Peter Hitchens
.
What would you think if Russia’s spy chief had been discovered last week, roaming round Ukraine?
The British media would have been raging and howling about sinister Kremlin meddling.
Well, as far as I know, no such visit took place. But something just as astonishing did happen. John Brennan, Director of the CIA, was, in fact, in Kiev last week, and I do not think he was there for the nightlife.
It is, by any measure, a hugely interesting fact that such a person, who seldom ventures out at all, was in Ukraine at a moment of great tension. Yet the information was buried by British news media.
Last week, I asked several colleagues whom I know to be assiduous newspaper readers, interested in the world, savvy and alert, if they knew Mr Brennan had been in Kiev. Not one of them did.
Well, what else don’t we know? Here’s a hint. About three- quarters of what Russia is now doing in Ukraine is a bitter joke at the expense of the ‘West’. What we attack them for doing is what we have also done, in Yugoslavia and Ukraine.
We snatched Kosovo from Serbia. They have snatched Crimea from Ukraine. We like referendums which confirm what we wanted to do all along. So do they. So far, even they haven’t had the nerve to copy the EU habit of rerunning any votes that give the wrong result.

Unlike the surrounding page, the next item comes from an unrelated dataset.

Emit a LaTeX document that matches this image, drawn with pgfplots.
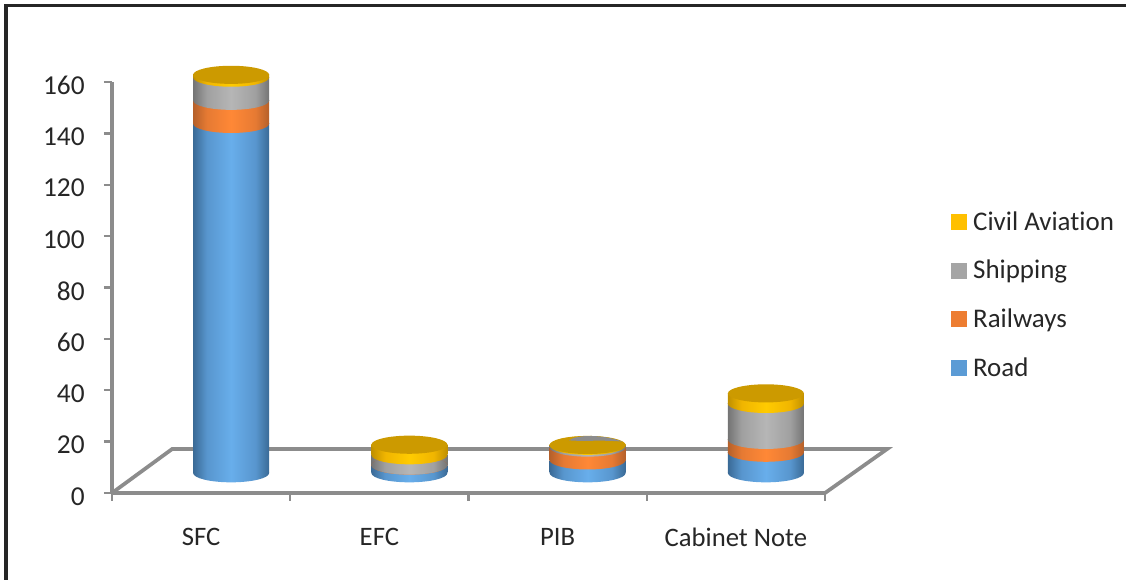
\documentclass[border=0pt]{standalone}
\usepackage{fontspec}
\setmainfont{Carlito}[Ligatures=NoCommon]
\usepackage{pgfplots}
\usepackage{pgfplotstable}
\pgfplotsset{compat=1.18}

\definecolor{roadc}{HTML}{5B9BD5}
\definecolor{railc}{HTML}{ED7D31}
\definecolor{shipc}{HTML}{A5A5A5}
\definecolor{civilc}{HTML}{FFC000}
\definecolor{axisc}{HTML}{8C8C8C}
\definecolor{textc}{HTML}{262626}

% side of a cylinder: dark only towards the edges
\newcommand{\sideshade}[4]{%
  \definecolor{#1e}{HTML}{#2}\definecolor{#1n}{HTML}{#3}\definecolor{#1m}{HTML}{#4}%
  \pgfdeclarehorizontalshading{#1}{100bp}{color(0bp)=(#1e); color(25bp)=(#1e); color(34bp)=(#1n);
    color(50bp)=(#1m); color(66bp)=(#1n); color(75bp)=(#1e); color(100bp)=(#1e)}}
\sideshade{roadside}{3A6A96}{5896CE}{68AEEB}
\sideshade{railside}{B5602A}{E67A33}{FF8836}
\sideshade{shipside}{747474}{A0A0A0}{B6B6B6}
\sideshade{civilside}{C09000}{F0B500}{FFCB00}

% cylinder ends, one px of the reference is 0.75pt
\pgfdeclareplotmark{roadend}{\path[shading=roadside, rotate=6] (0,0) ellipse (28.5pt and 7pt);}
\pgfdeclareplotmark{railend}{\path[shading=railside, rotate=6] (0,0) ellipse (28.5pt and 7pt);}
\pgfdeclareplotmark{shipend}{\path[shading=shipside, rotate=6] (0,0) ellipse (28.5pt and 7pt);}
\pgfdeclareplotmark{civilend}{\path[shading=civilside, rotate=6] (0,0) ellipse (28.5pt and 7pt);}
\pgfdeclareplotmark{cap}{\path[shade=false, fill=civilc!80!black, rotate=6] (0,0) ellipse (28.5pt and 6.8pt);}
\pgfdeclareplotmark{greypatch}{\path[shade=false, fill=shipc!85!black, rotate=6] (-14pt,3.5pt) .. controls (-8pt,8pt) and (12pt,8pt) .. (26pt,2.5pt) .. controls (12pt,4pt) and (-4pt,2.5pt) .. cycle;}

\pgfplotstableread{
x   road rail ship civil
0.5 136  9    9    1
}\sfcdata
\pgfplotstableread{
x   road rail ship civil
1.5 3    0.01 4    4
}\efcdata
\pgfplotstableread{
x   road rail ship civil
2.5 5    5    0.7  0.2
}\pibdata
\pgfplotstableread{
x   road rail ship civil
3.5 8    5    14   4
}\cabdata

\pgfplotsset{
  backaxis/.style={
    at={(22.5pt,15pt)}, anchor=origin,
    scale only axis,
    width=534.75pt,
    height=308.25pt,
    xmin=0, xmax=4,
    ymin=0, ymax=160,
    clip=false,
    hide axis,
  },
}

% one axis for each cylinder, so that each side gets its own shading
\newcommand{\cylinder}[1]{%
\begin{axis}[
    backaxis,
    ybar stacked,
    reverse stacked plots=false,
    bar width=57pt,
]
\addplot[draw=none, shading=roadside, mark=railend] table[x=x, y=road] {#1};
\addplot[draw=none, shading=railside, mark=shipend] table[x=x, y=rail] {#1};
\addplot[draw=none, shading=shipside, mark=civilend] table[x=x, y=ship] {#1};
\addplot[draw=none, shading=civilside, mark=cap] table[x=x, y=civil] {#1};
\end{axis}}

\begin{document}
\begin{tikzpicture}
\path[use as bounding box] (-84pt,-65.25pt) rectangle (760.5pt,369.75pt);
\draw[line width=2.4pt, textc] (-79.5pt,-66pt) -- (-79.5pt,365.5pt) -- (761pt,365.5pt);

\begin{axis}[
    at={(0pt,0pt)}, anchor=origin,
    scale only axis,
    width=534.75pt,
    height=308.25pt,
    xmin=0, xmax=4,
    ymin=0, ymax=160,
    clip=false,
    axis x line=bottom,
    axis y line=left,
    axis line style={axisc, line width=2.8pt, -},
    xtick={0.5,1.5,2.5,3.5},
    xticklabels={SFC,EFC,PIB,Cabinet Note},
    minor xtick={0,1,2,3,4},
    ytick={0,20,...,160},
    tick align=outside,
    major tick length=6pt,
    minor tick length=6pt,
    major x tick style={draw=none},
    minor x tick style={axisc, line width=1.8pt},
    y tick style={axisc, line width=1.8pt},
    every tick label/.append style={textc},
    /pgf/number format/assume math mode=true,
    yticklabel style={font=\fontsize{20.5}{22}\selectfont, xshift=-11pt, yshift=-2.6pt},
    xticklabel style={font=\fontsize{20}{22}\selectfont, yshift=-17pt},
    legend style={
        at={(rel axis cs:1,0.5)}, anchor=west,
        xshift=91pt, yshift=-5.5pt,
        draw=none, fill=none,
        font=\fontsize{20.2}{22}\selectfont\color{textc},
        row sep=17pt,
        cells={anchor=west},
    },
    legend image code/.code={\fill[#1] (0pt,-5.6pt) rectangle (11.2pt,5.6pt); \path (14.5pt,0pt);},
]
\addplot[axisc, line width=2.8pt, forget plot] coordinates {(0,0)(0.337,17.1)(4.348,17.1)(4,0)};
\addlegendimage{civilc}
\addlegendentry{Civil Aviation}
\addlegendimage{shipc}
\addlegendentry{Shipping}
\addlegendimage{railc}
\addlegendentry{Railways}
\addlegendimage{roadc}
\addlegendentry{Road}
\end{axis}

% bottom ends of the cylinders
\begin{axis}[backaxis]
\addplot[only marks, draw=none, mark=roadend] coordinates {(0.5,0)(1.5,0)(2.5,0)(3.5,0)};
\end{axis}

\cylinder{\sfcdata}
\cylinder{\efcdata}
\cylinder{\pibdata}
\cylinder{\cabdata}

% grey showing through the gold on top of PIB
\begin{axis}[backaxis]
\addplot[only marks, draw=none, mark=greypatch] coordinates {(2.5,10.9)};
\end{axis}
\end{tikzpicture}
\end{document}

We unleashed armed mobs in Kiev, to overthrow the lawful authority. They have done the same in Donetsk.
Just as I have no doubt that Russian secret services and front organisations have helped, encouraged and equipped the crowds in Donetsk, I have no doubt that the ‘Maidan’ protests in Kiev had what I shall politely call help from outside.
I write as a former Marxist revolutionary who has organized demonstrations and knows how hard it is to mobilise and sustain them.
I think both sides have also shut down broadcasts they do not like.
The simple conclusion we might draw from this, this Eastertide, is that it would be wise to stop being so lofty about what the Russians are doing, and pretending that our side are the nice, law-abiding freedom-lovers.
We should ask instead what this conflict is really about. I will tell you. It is an old-style territorial clash over a very valuable piece of territory, in which the EU, as Germany used to do, seeks to expand its power and influence into areas long dominated by Moscow. This can only be resolved through compromise. Yet, on the 100th anniversary of the outbreak of the Great War that almost ended civilisation, I am amazed by the partisan enthusiasm for conflict and confrontation that has infected so many politicians and journalists.
Why wait for future historians to tell you that you were rushed into a stupid, ruinous war by crude, one-sided propaganda?
Tell these people now that you want no such thing.